Required work: Restrict the output to the lines below starting at the one that contains "Convert this chart to Chart.js code." and ending at the one that contains "const datasets = [];", and restate them word for word, both ends included.

Information provided:
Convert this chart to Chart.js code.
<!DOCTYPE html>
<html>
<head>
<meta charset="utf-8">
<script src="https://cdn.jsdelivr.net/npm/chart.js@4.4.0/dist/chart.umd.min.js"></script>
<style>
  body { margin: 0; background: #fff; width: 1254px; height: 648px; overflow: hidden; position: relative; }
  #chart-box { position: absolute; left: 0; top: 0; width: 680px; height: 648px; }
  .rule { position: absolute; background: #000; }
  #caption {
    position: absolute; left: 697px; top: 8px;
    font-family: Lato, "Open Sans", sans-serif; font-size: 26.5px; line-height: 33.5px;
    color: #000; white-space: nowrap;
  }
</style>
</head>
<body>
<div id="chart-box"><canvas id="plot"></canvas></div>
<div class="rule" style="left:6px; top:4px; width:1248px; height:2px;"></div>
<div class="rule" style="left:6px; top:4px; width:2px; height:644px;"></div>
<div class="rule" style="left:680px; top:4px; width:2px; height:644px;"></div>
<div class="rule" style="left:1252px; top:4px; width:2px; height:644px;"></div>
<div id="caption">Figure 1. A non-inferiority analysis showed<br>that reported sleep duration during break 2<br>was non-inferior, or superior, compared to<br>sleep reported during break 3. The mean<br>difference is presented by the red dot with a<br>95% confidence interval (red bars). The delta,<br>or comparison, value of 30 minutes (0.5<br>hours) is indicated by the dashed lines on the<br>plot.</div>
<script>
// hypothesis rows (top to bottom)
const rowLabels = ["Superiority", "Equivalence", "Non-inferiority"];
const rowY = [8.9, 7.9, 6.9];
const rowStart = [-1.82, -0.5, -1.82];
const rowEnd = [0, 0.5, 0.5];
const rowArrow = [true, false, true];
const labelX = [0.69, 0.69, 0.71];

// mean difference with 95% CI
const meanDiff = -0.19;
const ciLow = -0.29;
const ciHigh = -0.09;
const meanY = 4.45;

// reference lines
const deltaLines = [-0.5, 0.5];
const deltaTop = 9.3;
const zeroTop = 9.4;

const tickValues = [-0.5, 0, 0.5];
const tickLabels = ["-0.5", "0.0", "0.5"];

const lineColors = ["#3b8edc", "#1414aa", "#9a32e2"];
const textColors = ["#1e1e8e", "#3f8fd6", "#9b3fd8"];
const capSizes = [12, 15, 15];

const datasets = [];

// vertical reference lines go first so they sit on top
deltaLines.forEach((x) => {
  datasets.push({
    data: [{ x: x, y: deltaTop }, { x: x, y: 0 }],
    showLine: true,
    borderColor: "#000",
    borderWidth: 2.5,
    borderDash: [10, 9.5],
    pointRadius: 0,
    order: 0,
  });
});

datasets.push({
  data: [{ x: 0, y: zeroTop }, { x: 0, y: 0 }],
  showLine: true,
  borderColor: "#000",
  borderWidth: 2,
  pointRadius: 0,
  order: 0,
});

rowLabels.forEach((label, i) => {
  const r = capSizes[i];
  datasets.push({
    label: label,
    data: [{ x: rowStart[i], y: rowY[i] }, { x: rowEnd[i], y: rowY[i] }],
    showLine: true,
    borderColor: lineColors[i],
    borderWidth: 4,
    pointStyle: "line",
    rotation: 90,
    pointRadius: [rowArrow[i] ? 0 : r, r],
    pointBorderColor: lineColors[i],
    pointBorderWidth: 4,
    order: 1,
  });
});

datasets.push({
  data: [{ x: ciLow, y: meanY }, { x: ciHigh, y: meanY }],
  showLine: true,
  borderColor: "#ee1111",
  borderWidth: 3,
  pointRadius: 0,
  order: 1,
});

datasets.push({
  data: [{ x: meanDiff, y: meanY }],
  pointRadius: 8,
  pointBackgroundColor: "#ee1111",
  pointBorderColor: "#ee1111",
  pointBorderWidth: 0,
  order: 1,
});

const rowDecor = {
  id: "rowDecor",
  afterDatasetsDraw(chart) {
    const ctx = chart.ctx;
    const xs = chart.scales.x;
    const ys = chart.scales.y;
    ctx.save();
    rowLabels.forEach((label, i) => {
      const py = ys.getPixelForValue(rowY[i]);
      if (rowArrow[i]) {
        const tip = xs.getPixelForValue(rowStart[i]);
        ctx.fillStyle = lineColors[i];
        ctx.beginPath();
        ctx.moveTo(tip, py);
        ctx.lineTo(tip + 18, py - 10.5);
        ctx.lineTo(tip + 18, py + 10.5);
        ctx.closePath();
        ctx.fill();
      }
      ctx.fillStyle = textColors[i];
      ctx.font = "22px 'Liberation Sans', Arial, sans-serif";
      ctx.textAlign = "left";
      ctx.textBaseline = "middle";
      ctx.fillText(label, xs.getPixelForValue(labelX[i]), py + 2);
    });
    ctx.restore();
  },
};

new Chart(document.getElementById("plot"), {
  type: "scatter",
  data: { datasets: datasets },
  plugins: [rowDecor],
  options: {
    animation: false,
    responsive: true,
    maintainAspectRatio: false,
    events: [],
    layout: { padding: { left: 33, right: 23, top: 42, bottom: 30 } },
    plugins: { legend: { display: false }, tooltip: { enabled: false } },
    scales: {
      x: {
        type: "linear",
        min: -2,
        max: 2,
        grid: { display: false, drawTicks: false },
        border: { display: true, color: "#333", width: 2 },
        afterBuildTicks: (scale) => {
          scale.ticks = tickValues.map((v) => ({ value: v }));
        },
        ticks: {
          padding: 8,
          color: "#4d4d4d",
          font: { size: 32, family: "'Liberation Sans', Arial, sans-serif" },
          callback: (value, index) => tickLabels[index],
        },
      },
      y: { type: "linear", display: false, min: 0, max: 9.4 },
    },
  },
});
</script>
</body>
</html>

--

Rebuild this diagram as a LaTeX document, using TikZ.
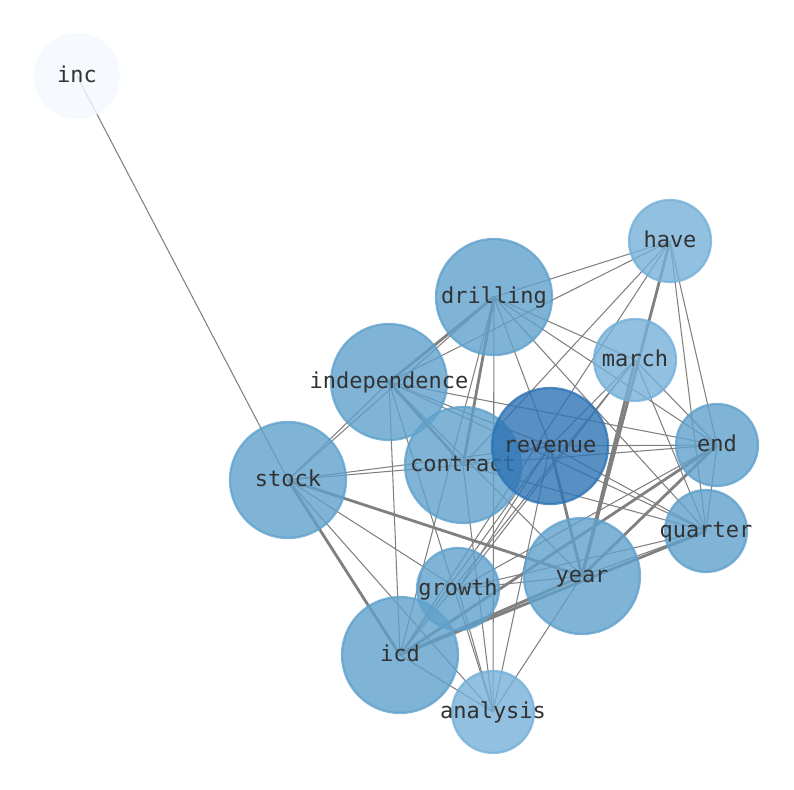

Solution to this exercise:
Convert this chart to Chart.js code.
<!DOCTYPE html>
<html>
<head>
<meta charset="utf-8">
<script src="https://cdn.jsdelivr.net/npm/chart.js@4.4.0/dist/chart.umd.min.js"></script>
<style>
  body { margin: 0; background: #fff; width: 1254px; height: 648px; overflow: hidden; position: relative; }
  #chart-box { position: absolute; left: 0; top: 0; width: 680px; height: 648px; }
  .rule { position: absolute; background: #000; }
  #caption {
    position: absolute; left: 697px; top: 8px;
    font-family: Lato, "Open Sans", sans-serif; font-size: 26.5px; line-height: 33.5px;
    color: #000; white-space: nowrap;
  }
</style>
</head>
<body>
<div id="chart-box"><canvas id="plot"></canvas></div>
<div class="rule" style="left:6px; top:4px; width:1248px; height:2px;"></div>
<div class="rule" style="left:6px; top:4px; width:2px; height:644px;"></div>
<div class="rule" style="left:680px; top:4px; width:2px; height:644px;"></div>
<div class="rule" style="left:1252px; top:4px; width:2px; height:644px;"></div>
<div id="caption">Figure 1. A non-inferiority analysis showed<br>that reported sleep duration during break 2<br>was non-inferior, or superior, compared to<br>sleep reported during break 3. The mean<br>difference is presented by the red dot with a<br>95% confidence interval (red bars). The delta,<br>or comparison, value of 30 minutes (0.5<br>hours) is indicated by the dashed lines on the<br>plot.</div>
<script>
// hypothesis rows (top to bottom)
const rowLabels = ["Superiority", "Equivalence", "Non-inferiority"];
const rowY = [8.9, 7.9, 6.9];
const rowStart = [-1.82, -0.5, -1.82];
const rowEnd = [0, 0.5, 0.5];
const rowArrow = [true, false, true];
const labelX = [0.69, 0.69, 0.71];

// mean difference with 95% CI
const meanDiff = -0.19;
const ciLow = -0.29;
const ciHigh = -0.09;
const meanY = 4.45;

// reference lines
const deltaLines = [-0.5, 0.5];
const deltaTop = 9.3;
const zeroTop = 9.4;

const tickValues = [-0.5, 0, 0.5];
const tickLabels = ["-0.5", "0.0", "0.5"];

const lineColors = ["#3b8edc", "#1414aa", "#9a32e2"];
const textColors = ["#1e1e8e", "#3f8fd6", "#9b3fd8"];
const capSizes = [12, 15, 15];

const datasets = [];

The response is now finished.